RANGOON — China seems to have softened its stance toward opposition leader Aung San Suu Kyi and her National League for Democracy (NLD) party amid a democratic transition in Burma that could see the former political prisoner one day elected president.
More visible efforts have been made by China in recent months to reach out to Burma’s biggest opposition party, which many expect will beat out the ruling Union Solidarity and Development Party (USDP) in elections scheduled for 2015.
In December, a 10-member delegation from the NLD led by Nyan Win, the party secretary and a close confidant of party leader Suu Kyi, traveled to China at the invitation of the Chinese People’s Institute for Foreign Affairs, a semi-official Chinese organization.
The visit by the NLD members was the fourth of its kind last year, and came as both sides seek to enhance engagement ahead of parliamentary elections in 2015, according to analysts. Following the polls, the new Parliament will select Burma’s next president.
Chinese Ambassador to Burma Yang Houlan told The Irrawaddy this week that China stands ready to engage with all of Burma’s political parties, including the NLD, as long as they are willing to help further the sound development of relations with China. He also assured that China would continue to maintain inter-party exchanges with the NLD in future.
“Myanmar-Chinese friendship and cooperation will not change fundamentally, but the way to deal with it has to be reviewed as there are new actors involved,” said former Deputy Foreign Minister Khin Maung Win in a meeting on the recent developments of Burma’s reform last week. “Previously it was easy because there was only the government, but today we are practicing multi-party democracy.”
Meanwhile, Chinese state mouthpiece the Global Times published an interview with Yang on Oct. 21 of last year, in which the ambassador said his embassy would like to arrange a visit for Suu Kyi to China “at a convenient time for both sides.”
Though no concrete date has been set and Yang said Suu Kyi’s visit is “still out of the schedule,” the ambassador acknowledged that given her international profile and popularity among Burma’s people, an invitation from China was only a matter of time.
A retired deputy director general at Burma’s Ministry of Foreign Affairs, Kyee Myint, told The Irrawaddy that understanding sentiment toward China among the Burmese people was one of Beijing’s most important challenges. “The government of China has more capacity to control its own people, especially its business people, but China cannot control Myanmar’s people and their wishes,” he said.

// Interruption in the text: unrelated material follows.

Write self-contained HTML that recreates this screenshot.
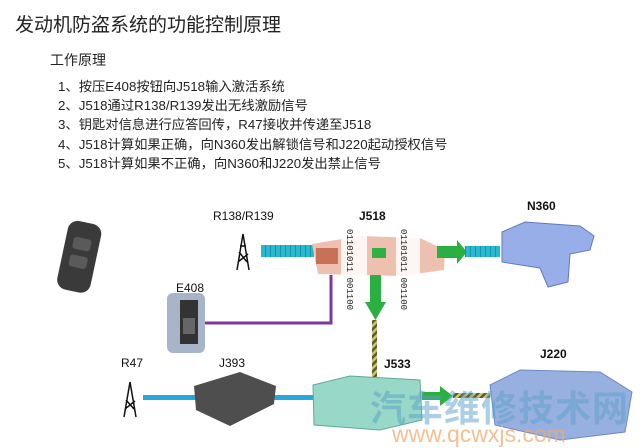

Yang too stressed mutual respect between the two nations, adding that China would honor Burma’s democratic process and would not interfere in its internal affairs.
Suu Kyi has expressed a willingness to visit China in the past, but she has insisted that the invitation should come from the Chinese government. She has previously declined invitations that came from semi-official Chinese organizations.
The Burmese democracy icon Suu Kyi’s relations with China are a relatively new development. For decades, the Chinese government refrained from any formal contact with Suu Kyi or her party, with her strong pro-democracy stance at odds with China’s own record of human rights abuses under a one-party communist regime.
Burma has undergone seismic political changes since Snr-Gen Than Shwe, who sat at the top of the country’s military regime, officially stepped down to make way for his hand-picked successor, President Thein Sein. The latter took office in March 2011 and has since introduced democratic reforms to the nation’s formerly authoritarian political system.
Thein Sein early this year said he supported changing the country’s Constitution to allow “any citizen” to become president, an apparent reference to Suu Kyi, whose political ambitions are constrained by a military-drafted Constitution that bans her from running for president.
However, Than Shwe is considered to still wield influence among leaders of the quasi-civilian government, and the retired dictator in October was reportedly “concerned about the ongoing political process,” according to Shwe Mann, a member of the former regime and current speaker of Parliament. That, and a shrinking window in which to pass constitutional amendments that would then need to be ratified by a national referendum, have cast doubts on the viability of a Suu Kyi presidency.